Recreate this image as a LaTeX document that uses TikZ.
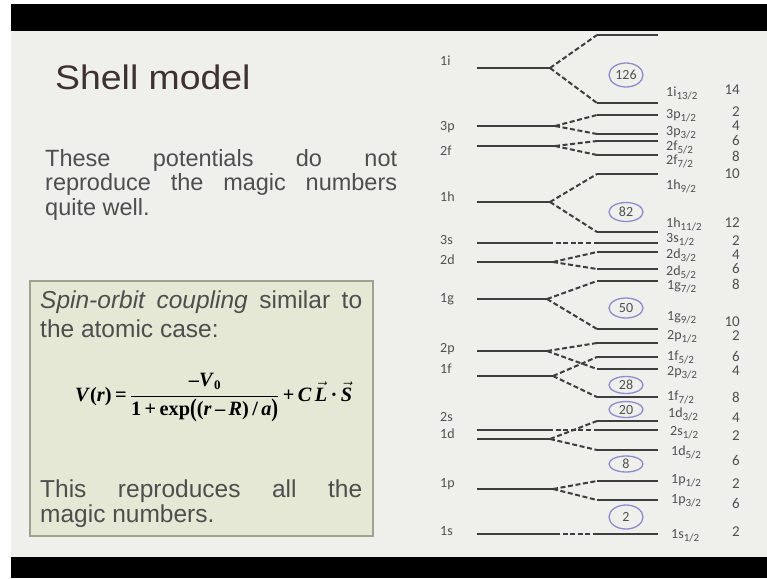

...

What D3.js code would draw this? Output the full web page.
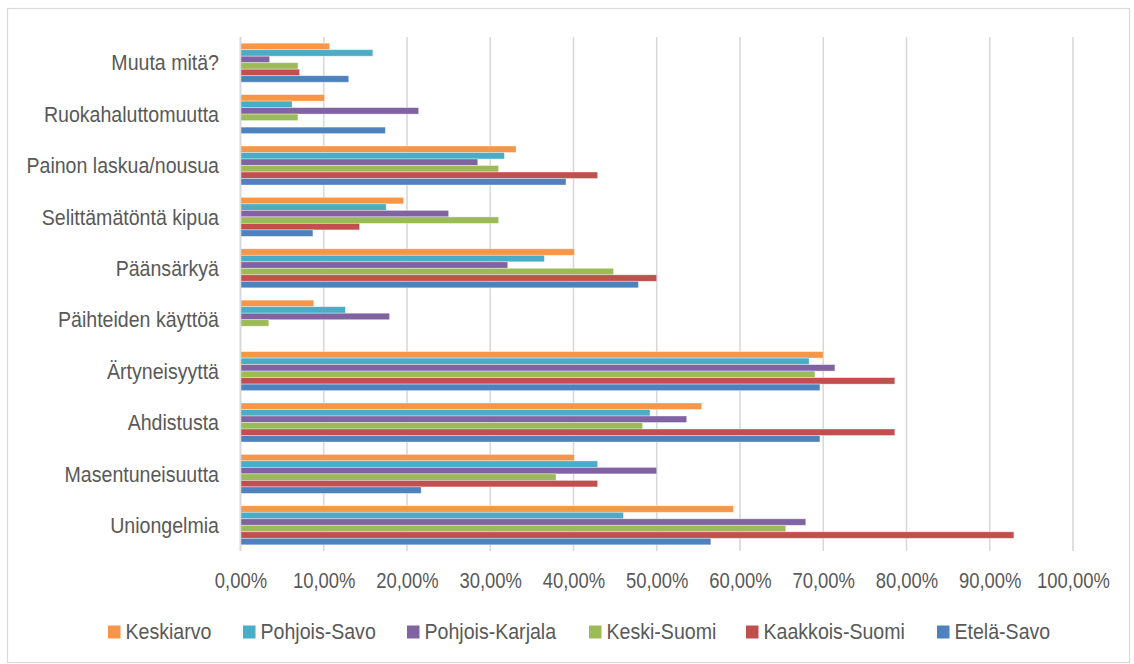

* * *

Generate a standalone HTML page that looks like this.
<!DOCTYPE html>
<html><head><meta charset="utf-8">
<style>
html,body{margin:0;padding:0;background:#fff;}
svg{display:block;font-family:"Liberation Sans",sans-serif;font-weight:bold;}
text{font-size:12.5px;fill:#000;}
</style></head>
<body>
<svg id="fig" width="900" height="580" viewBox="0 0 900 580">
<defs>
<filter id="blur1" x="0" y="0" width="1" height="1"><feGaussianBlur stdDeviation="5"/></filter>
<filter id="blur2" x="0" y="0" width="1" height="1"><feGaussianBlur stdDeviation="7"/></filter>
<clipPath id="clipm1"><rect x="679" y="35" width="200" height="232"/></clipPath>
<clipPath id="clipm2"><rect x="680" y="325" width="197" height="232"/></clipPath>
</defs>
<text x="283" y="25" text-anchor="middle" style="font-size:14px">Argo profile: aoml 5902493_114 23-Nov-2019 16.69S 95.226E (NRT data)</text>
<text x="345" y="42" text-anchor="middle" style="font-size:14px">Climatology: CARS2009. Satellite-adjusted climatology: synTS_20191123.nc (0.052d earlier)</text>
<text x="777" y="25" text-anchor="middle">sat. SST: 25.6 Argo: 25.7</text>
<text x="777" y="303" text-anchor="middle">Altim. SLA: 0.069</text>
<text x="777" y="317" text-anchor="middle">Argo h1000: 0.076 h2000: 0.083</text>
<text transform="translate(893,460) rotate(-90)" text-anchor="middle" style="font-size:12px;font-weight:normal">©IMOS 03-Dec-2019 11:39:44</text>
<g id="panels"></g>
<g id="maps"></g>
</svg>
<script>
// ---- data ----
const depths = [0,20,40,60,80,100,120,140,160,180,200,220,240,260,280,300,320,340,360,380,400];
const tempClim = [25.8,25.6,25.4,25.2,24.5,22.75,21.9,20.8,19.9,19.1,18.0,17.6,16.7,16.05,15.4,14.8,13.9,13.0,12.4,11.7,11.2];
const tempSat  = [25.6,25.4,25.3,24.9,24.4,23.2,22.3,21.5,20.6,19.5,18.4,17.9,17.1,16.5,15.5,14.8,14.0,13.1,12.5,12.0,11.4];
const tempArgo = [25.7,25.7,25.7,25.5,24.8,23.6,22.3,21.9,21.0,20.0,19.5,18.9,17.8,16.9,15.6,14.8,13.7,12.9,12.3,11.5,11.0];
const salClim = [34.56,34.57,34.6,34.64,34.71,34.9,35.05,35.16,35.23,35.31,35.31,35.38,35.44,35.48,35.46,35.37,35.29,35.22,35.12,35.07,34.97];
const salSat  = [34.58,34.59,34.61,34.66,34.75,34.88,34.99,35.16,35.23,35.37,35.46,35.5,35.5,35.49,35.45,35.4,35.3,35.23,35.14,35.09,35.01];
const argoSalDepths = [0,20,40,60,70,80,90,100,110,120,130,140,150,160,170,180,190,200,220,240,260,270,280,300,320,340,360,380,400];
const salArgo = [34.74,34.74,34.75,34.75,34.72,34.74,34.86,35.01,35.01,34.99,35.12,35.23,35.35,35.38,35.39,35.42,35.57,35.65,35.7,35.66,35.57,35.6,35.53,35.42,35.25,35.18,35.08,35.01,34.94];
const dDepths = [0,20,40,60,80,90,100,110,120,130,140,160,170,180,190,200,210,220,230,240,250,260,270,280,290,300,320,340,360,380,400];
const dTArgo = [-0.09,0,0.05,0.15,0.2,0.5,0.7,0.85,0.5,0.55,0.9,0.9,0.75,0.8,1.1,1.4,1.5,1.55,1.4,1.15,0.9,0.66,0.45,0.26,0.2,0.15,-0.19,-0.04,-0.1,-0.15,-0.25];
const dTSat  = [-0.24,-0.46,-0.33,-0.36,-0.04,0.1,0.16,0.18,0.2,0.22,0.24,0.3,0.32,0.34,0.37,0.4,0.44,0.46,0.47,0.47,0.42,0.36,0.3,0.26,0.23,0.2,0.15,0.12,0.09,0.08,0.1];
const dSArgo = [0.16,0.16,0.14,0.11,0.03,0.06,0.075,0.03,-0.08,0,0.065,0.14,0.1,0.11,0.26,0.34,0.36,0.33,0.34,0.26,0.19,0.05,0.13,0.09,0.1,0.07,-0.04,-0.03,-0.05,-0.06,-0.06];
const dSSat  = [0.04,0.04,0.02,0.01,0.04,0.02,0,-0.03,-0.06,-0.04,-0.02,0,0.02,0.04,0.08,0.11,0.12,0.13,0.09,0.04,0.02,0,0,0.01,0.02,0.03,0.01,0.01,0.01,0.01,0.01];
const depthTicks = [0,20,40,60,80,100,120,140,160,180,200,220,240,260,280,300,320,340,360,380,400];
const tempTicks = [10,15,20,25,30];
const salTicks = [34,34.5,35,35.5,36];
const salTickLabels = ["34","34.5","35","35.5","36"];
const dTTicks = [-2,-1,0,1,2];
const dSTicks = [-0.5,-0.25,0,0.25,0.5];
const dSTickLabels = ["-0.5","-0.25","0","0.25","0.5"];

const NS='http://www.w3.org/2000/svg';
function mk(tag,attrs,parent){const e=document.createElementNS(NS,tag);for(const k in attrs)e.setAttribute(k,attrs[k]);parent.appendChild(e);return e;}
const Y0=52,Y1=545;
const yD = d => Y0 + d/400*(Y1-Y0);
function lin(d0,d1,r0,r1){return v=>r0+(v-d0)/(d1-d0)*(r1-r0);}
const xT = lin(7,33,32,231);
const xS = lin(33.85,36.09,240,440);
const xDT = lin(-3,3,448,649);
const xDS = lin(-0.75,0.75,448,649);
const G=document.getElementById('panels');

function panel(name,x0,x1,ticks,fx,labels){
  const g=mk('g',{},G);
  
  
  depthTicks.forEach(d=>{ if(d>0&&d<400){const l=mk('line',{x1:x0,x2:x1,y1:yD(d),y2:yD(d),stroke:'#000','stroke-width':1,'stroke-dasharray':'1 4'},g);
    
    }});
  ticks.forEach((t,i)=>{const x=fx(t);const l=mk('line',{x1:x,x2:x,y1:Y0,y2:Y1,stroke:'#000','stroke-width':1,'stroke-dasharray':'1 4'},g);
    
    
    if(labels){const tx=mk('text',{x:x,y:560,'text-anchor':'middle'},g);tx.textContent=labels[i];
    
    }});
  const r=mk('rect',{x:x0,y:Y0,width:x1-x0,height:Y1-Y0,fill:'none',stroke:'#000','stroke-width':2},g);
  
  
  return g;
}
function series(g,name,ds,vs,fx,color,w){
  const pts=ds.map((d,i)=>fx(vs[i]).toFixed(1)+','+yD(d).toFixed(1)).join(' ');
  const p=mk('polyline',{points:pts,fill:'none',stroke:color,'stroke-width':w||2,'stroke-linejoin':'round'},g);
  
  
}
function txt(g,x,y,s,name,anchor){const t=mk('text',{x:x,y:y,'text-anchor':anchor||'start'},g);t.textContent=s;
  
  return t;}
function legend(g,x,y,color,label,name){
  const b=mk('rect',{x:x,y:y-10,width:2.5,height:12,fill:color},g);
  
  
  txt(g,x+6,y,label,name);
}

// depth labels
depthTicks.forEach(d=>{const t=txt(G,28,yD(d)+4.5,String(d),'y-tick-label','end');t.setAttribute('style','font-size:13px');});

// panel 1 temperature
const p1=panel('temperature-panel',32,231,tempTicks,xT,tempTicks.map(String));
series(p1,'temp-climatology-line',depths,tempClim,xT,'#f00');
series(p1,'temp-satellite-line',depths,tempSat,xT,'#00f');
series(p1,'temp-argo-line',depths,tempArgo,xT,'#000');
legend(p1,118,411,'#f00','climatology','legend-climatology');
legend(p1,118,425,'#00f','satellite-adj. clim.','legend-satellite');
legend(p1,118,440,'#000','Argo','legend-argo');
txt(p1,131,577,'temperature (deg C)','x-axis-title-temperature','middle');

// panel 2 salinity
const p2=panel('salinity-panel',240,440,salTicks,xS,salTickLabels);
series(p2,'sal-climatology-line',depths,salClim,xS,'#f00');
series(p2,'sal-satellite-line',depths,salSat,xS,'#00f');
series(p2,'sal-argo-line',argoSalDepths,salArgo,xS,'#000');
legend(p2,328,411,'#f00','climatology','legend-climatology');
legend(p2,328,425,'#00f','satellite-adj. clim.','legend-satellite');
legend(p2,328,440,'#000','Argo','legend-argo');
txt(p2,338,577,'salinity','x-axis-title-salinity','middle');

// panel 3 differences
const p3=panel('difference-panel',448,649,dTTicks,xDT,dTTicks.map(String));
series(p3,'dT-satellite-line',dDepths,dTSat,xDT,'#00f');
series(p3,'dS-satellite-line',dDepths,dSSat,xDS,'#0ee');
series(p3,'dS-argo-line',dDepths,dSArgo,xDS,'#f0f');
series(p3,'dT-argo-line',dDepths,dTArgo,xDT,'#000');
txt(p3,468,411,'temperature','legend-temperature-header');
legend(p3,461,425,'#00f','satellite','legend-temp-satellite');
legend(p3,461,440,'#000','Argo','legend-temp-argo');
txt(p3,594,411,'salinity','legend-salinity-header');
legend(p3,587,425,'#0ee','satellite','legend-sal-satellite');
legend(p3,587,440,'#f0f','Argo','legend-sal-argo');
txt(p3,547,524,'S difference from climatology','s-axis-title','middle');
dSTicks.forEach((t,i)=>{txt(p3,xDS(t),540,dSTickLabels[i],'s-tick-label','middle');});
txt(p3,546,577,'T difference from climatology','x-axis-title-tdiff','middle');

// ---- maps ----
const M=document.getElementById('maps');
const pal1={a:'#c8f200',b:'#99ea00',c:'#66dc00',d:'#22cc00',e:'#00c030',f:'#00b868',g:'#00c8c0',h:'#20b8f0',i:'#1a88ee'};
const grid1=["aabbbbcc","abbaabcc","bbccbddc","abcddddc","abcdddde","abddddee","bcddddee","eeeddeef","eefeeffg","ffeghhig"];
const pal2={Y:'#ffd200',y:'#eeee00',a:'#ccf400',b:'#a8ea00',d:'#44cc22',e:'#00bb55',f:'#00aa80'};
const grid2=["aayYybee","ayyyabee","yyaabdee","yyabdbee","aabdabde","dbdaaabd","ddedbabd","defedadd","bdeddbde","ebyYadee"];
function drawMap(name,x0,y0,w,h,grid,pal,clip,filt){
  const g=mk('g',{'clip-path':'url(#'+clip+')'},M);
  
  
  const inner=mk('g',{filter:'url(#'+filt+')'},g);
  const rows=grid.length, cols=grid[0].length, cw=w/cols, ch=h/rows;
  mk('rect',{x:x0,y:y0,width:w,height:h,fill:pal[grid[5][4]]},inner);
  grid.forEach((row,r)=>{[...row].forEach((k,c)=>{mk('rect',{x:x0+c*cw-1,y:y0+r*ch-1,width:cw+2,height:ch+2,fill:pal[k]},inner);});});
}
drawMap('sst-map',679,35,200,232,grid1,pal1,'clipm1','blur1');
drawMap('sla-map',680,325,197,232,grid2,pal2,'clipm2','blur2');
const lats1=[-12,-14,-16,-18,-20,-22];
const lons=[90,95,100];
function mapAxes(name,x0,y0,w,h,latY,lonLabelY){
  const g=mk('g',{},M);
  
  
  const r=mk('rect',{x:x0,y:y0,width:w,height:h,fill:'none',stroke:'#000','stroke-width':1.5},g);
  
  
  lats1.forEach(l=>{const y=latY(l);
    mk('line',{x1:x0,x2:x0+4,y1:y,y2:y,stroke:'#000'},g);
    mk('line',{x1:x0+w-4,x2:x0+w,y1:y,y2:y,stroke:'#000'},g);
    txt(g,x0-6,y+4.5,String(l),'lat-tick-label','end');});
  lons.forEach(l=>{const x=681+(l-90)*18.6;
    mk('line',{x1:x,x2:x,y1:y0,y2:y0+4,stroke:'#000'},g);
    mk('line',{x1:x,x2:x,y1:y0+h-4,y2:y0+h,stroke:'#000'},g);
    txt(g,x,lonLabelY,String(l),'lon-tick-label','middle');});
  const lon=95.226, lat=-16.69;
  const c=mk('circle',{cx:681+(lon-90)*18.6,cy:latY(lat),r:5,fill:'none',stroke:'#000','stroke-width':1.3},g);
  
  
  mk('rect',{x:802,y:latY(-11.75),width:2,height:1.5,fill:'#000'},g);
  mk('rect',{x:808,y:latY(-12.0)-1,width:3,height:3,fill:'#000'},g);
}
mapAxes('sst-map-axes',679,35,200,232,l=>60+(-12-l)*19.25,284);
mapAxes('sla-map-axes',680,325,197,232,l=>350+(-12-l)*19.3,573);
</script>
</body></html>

_AIM OF THE TASK_. List the lines that contain the word "document".

_EXERCISE ANSWER_.
Recreate this image as a LaTeX document that uses TikZ.
function mk(tag,attrs,parent){const e=document.createElementNS(NS,tag);for(const k in attrs)e.setAttribute(k,attrs[k]);parent.appendChild(e);return e;}
const G=document.getElementById('panels');
const M=document.getElementById('maps');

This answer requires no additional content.